__Short task__:
Copy out the listing that follows exactly, dropping every picture.
------------------------
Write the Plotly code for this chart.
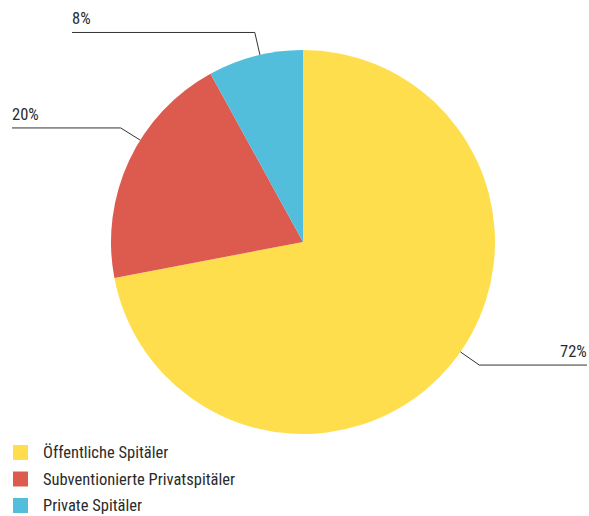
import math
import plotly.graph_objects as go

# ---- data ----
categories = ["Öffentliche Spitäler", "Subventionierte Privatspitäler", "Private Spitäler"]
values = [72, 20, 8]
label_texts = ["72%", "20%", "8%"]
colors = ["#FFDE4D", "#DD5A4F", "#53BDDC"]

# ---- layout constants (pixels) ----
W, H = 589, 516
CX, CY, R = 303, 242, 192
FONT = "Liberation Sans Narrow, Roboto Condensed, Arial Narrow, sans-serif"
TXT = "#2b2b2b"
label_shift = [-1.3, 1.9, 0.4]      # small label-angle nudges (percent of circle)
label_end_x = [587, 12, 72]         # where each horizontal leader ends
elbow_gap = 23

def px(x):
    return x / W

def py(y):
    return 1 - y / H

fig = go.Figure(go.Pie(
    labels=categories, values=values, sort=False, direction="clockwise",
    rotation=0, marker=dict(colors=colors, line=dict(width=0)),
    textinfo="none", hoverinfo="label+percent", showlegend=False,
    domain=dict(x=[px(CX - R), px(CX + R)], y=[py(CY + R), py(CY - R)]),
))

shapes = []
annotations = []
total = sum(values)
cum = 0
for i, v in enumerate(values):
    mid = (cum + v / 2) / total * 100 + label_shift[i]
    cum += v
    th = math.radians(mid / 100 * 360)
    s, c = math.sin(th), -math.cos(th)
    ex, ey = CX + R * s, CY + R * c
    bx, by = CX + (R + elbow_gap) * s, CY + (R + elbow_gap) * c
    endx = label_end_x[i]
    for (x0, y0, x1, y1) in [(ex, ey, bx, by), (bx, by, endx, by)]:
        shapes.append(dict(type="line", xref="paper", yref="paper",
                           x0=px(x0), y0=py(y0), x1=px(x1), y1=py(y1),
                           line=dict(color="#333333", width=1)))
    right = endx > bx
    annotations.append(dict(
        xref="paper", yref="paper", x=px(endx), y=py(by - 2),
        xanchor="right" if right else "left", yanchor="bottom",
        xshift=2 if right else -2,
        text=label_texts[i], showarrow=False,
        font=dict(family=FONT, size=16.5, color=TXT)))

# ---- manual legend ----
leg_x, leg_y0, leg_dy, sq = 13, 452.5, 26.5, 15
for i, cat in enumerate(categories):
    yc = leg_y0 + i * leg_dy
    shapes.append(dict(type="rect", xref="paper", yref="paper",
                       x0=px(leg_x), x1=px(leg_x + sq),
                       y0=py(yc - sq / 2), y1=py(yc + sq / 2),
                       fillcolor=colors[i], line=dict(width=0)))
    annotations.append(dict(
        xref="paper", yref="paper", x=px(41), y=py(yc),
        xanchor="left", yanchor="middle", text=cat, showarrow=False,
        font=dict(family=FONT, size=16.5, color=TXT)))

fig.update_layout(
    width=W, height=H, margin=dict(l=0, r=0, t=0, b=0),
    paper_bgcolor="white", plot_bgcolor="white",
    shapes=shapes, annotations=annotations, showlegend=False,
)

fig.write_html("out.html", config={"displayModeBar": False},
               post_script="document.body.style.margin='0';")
------------------------
__Complete output__:
Write the Plotly code for this chart.
import math
import plotly.graph_objects as go

# ---- data ----
categories = ["Öffentliche Spitäler", "Subventionierte Privatspitäler", "Private Spitäler"]
values = [72, 20, 8]
label_texts = ["72%", "20%", "8%"]
colors = ["#FFDE4D", "#DD5A4F", "#53BDDC"]

# ---- layout constants (pixels) ----
W, H = 589, 516
CX, CY, R = 303, 242, 192
FONT = "Liberation Sans Narrow, Roboto Condensed, Arial Narrow, sans-serif"
TXT = "#2b2b2b"
label_shift = [-1.3, 1.9, 0.4]      # small label-angle nudges (percent of circle)
label_end_x = [587, 12, 72]         # where each horizontal leader ends
elbow_gap = 23

def px(x):
    return x / W

def py(y):
    return 1 - y / H

fig = go.Figure(go.Pie(
    labels=categories, values=values, sort=False, direction="clockwise",
    rotation=0, marker=dict(colors=colors, line=dict(width=0)),
    textinfo="none", hoverinfo="label+percent", showlegend=False,
    domain=dict(x=[px(CX - R), px(CX + R)], y=[py(CY + R), py(CY - R)]),
))

shapes = []
annotations = []
total = sum(values)
cum = 0
for i, v in enumerate(values):
    mid = (cum + v / 2) / total * 100 + label_shift[i]
    cum += v
    th = math.radians(mid / 100 * 360)
    s, c = math.sin(th), -math.cos(th)
    ex, ey = CX + R * s, CY + R * c
    bx, by = CX + (R + elbow_gap) * s, CY + (R + elbow_gap) * c
    endx = label_end_x[i]
    for (x0, y0, x1, y1) in [(ex, ey, bx, by), (bx, by, endx, by)]:
        shapes.append(dict(type="line", xref="paper", yref="paper",
                           x0=px(x0), y0=py(y0), x1=px(x1), y1=py(y1),
                           line=dict(color="#333333", width=1)))
    right = endx > bx
    annotations.append(dict(
        xref="paper", yref="paper", x=px(endx), y=py(by - 2),
        xanchor="right" if right else "left", yanchor="bottom",
        xshift=2 if right else -2,
        text=label_texts[i], showarrow=False,
        font=dict(family=FONT, size=16.5, color=TXT)))

# ---- manual legend ----
leg_x, leg_y0, leg_dy, sq = 13, 452.5, 26.5, 15
for i, cat in enumerate(categories):
    yc = leg_y0 + i * leg_dy
    shapes.append(dict(type="rect", xref="paper", yref="paper",
                       x0=px(leg_x), x1=px(leg_x + sq),
                       y0=py(yc - sq / 2), y1=py(yc + sq / 2),
                       fillcolor=colors[i], line=dict(width=0)))
    annotations.append(dict(
        xref="paper", yref="paper", x=px(41), y=py(yc),
        xanchor="left", yanchor="middle", text=cat, showarrow=False,
        font=dict(family=FONT, size=16.5, color=TXT)))

fig.update_layout(
    width=W, height=H, margin=dict(l=0, r=0, t=0, b=0),
    paper_bgcolor="white", plot_bgcolor="white",
    shapes=shapes, annotations=annotations, showlegend=False,
)

fig.write_html("out.html", config={"displayModeBar": False},
               post_script="document.body.style.margin='0';")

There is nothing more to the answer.